— begin —

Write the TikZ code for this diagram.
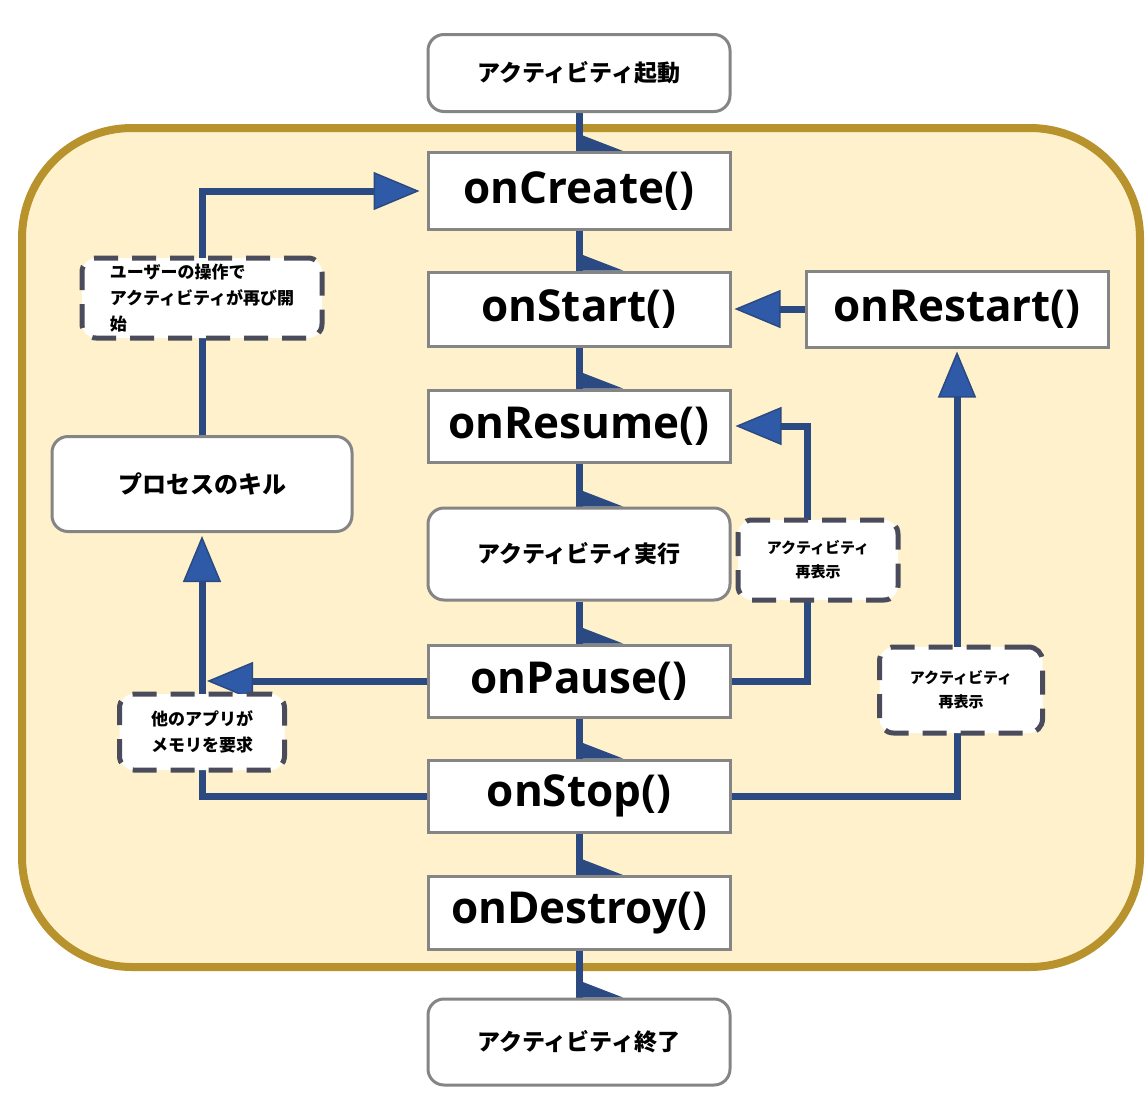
\documentclass[tikz,border=0pt]{standalone}
\usepackage{fontspec}
\setmainfont{Open Sans}
\newfontfamily\jp{Noto Sans CJK JP}
\usetikzlibrary{arrows.meta}
\pgfdeclarelayer{back}
\pgfdeclarelayer{mid}
\pgfsetlayers{back,mid,main}

\definecolor{gold}{HTML}{B8922C}
\definecolor{cream}{HTML}{FEF1CC}
\definecolor{flowline}{HTML}{2C4A82}
\definecolor{flowfill}{HTML}{2F5AA8}
\definecolor{boxline}{HTML}{858585}
\definecolor{dashline}{HTML}{4A4C5C}

\tikzset{
  box/.style={draw=boxline, line width=3pt, fill=white, inner sep=0pt,
    minimum width=302pt, font=\fontsize{44}{52}\selectfont\bfseries},
  rbox/.style={box, rounded corners=16pt, font=\jp\fontsize{23}{28}\selectfont\bfseries},
  note/.style={draw=dashline, line width=5pt, dash pattern=on 24pt off 14pt,
    fill=white, rounded corners=14pt, inner sep=0pt, align=center,
    font=\jp\fontsize{15}{24}\selectfont\bfseries},
  notebig/.style={note, font=\jp\fontsize{17}{26}\selectfont\bfseries},
  flow/.style={draw=flowline, line width=7pt},
  tip/.style={-{Triangle[length=46pt,width=38pt,line width=1.5pt,fill=flowfill]}},
}

\begin{document}
\begin{tikzpicture}[x=1pt,y=-1pt]
\useasboundingbox (0,0) rectangle (1148,1095);

% lifetime frame
\begin{pgfonlayer}{back}
  \fill[white] (0,0) rectangle (1148,1095);
  \draw[draw=gold, line width=8pt, fill=cream, rounded corners=110pt]
    (22,128) rectangle (1140,967);
\end{pgfonlayer}

% lifecycle states
\node[rbox, minimum height=77pt] (launch)  at (579,73)   {アクティビティ起動};
\node[box,  minimum height=77pt] (create)  at (579,191)  {onCreate()};
\node[box,  minimum height=74pt] (start)   at (579,309)  {onStart()};
\node[box,  minimum height=76pt] (restart) at (957,309)  {onRestart()};
\node[box,  minimum height=72pt] (resume)  at (579,426)  {onResume()};
\node[rbox, minimum height=92pt] (run)     at (579,554)  {アクティビティ実行};
\node[box,  minimum height=72pt] (pause)   at (579,681)  {onPause()};
\node[box,  minimum height=72pt] (stop)    at (579,796)  {onStop()};
\node[box,  minimum height=73pt] (destroy) at (579,913)  {onDestroy()};
\node[rbox, minimum height=86pt] (finish)  at (579,1042) {アクティビティ終了};
\node[rbox, minimum width=300pt, minimum height=95pt,
      font=\jp\fontsize{24}{28}\selectfont\bfseries] (kill) at (202,484) {プロセスのキル};

% transition notes
\node[notebig, align=left, minimum width=240pt, minimum height=80pt] (user) at (202,298)
  {ユーザーの操作で\\アクティビティが再び開\\始};
\node[note, minimum width=160pt, minimum height=80pt] (reshowA) at (818,560)
  {アクティビティ\\再表示};
\node[notebig, minimum width=165pt, minimum height=76pt] (memory) at (202,732)
  {他のアプリが\\メモリを要求};
\node[note, minimum width=163pt, minimum height=86pt] (reshowB) at (961,690)
  {アクティビティ\\再表示};

% connectors
\begin{pgfonlayer}{mid}
  \foreach \a/\b in {launch/create,create/start,start/resume,resume/run,
                     run/pause,pause/stop,stop/destroy,destroy/finish}{
    \draw[flow] (\a.south) -- (\b.north);
    \fill[flowline] (\b.north) -- ++(0,-17) -- ++(44,17) -- cycle;
  }
  \draw[flow, tip, shorten >=7pt] (kill.north) |- (create.west);
  \draw[flow, tip, shorten >=3pt] (stop.west) -| (kill.south);
  \draw[flow, tip, shorten >=5pt] (pause.west) -- (pause.west -| kill.south);
  \draw[flow, tip, shorten >=4pt] (pause.east) -- ++(76,0) |- (resume.east);
  \draw[flow, tip, shorten >=3pt] (stop.east) -| (restart.south);
  \draw[flow, tip, shorten >=3pt] (restart.west) -- (start.east);
\end{pgfonlayer}
\end{tikzpicture}
\end{document}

— end —

> [REQUEST]: Starting at the first line of the material, output exactly the lines up to and including the one with "(kill) at (202,484)". Do not include the pictures.

> [WRITTEN SOLUTION]:
Write the TikZ code for this diagram.
\documentclass[tikz,border=0pt]{standalone}
\usepackage{fontspec}
\setmainfont{Open Sans}
\newfontfamily\jp{Noto Sans CJK JP}
\usetikzlibrary{arrows.meta}
\pgfdeclarelayer{back}
\pgfdeclarelayer{mid}
\pgfsetlayers{back,mid,main}

\definecolor{gold}{HTML}{B8922C}
\definecolor{cream}{HTML}{FEF1CC}
\definecolor{flowline}{HTML}{2C4A82}
\definecolor{flowfill}{HTML}{2F5AA8}
\definecolor{boxline}{HTML}{858585}
\definecolor{dashline}{HTML}{4A4C5C}

\tikzset{
  box/.style={draw=boxline, line width=3pt, fill=white, inner sep=0pt,
    minimum width=302pt, font=\fontsize{44}{52}\selectfont\bfseries},
  rbox/.style={box, rounded corners=16pt, font=\jp\fontsize{23}{28}\selectfont\bfseries},
  note/.style={draw=dashline, line width=5pt, dash pattern=on 24pt off 14pt,
    fill=white, rounded corners=14pt, inner sep=0pt, align=center,
    font=\jp\fontsize{15}{24}\selectfont\bfseries},
  notebig/.style={note, font=\jp\fontsize{17}{26}\selectfont\bfseries},
  flow/.style={draw=flowline, line width=7pt},
  tip/.style={-{Triangle[length=46pt,width=38pt,line width=1.5pt,fill=flowfill]}},
}

\begin{document}
\begin{tikzpicture}[x=1pt,y=-1pt]
\useasboundingbox (0,0) rectangle (1148,1095);

% lifetime frame
\begin{pgfonlayer}{back}
  \fill[white] (0,0) rectangle (1148,1095);
  \draw[draw=gold, line width=8pt, fill=cream, rounded corners=110pt]
    (22,128) rectangle (1140,967);
\end{pgfonlayer}

% lifecycle states
\node[rbox, minimum height=77pt] (launch)  at (579,73)   {アクティビティ起動};
\node[box,  minimum height=77pt] (create)  at (579,191)  {onCreate()};
\node[box,  minimum height=74pt] (start)   at (579,309)  {onStart()};
\node[box,  minimum height=76pt] (restart) at (957,309)  {onRestart()};
\node[box,  minimum height=72pt] (resume)  at (579,426)  {onResume()};
\node[rbox, minimum height=92pt] (run)     at (579,554)  {アクティビティ実行};
\node[box,  minimum height=72pt] (pause)   at (579,681)  {onPause()};
\node[box,  minimum height=72pt] (stop)    at (579,796)  {onStop()};
\node[box,  minimum height=73pt] (destroy) at (579,913)  {onDestroy()};
\node[rbox, minimum height=86pt] (finish)  at (579,1042) {アクティビティ終了};
\node[rbox, minimum width=300pt, minimum height=95pt,
      font=\jp\fontsize{24}{28}\selectfont\bfseries] (kill) at (202,484) {プロセスのキル};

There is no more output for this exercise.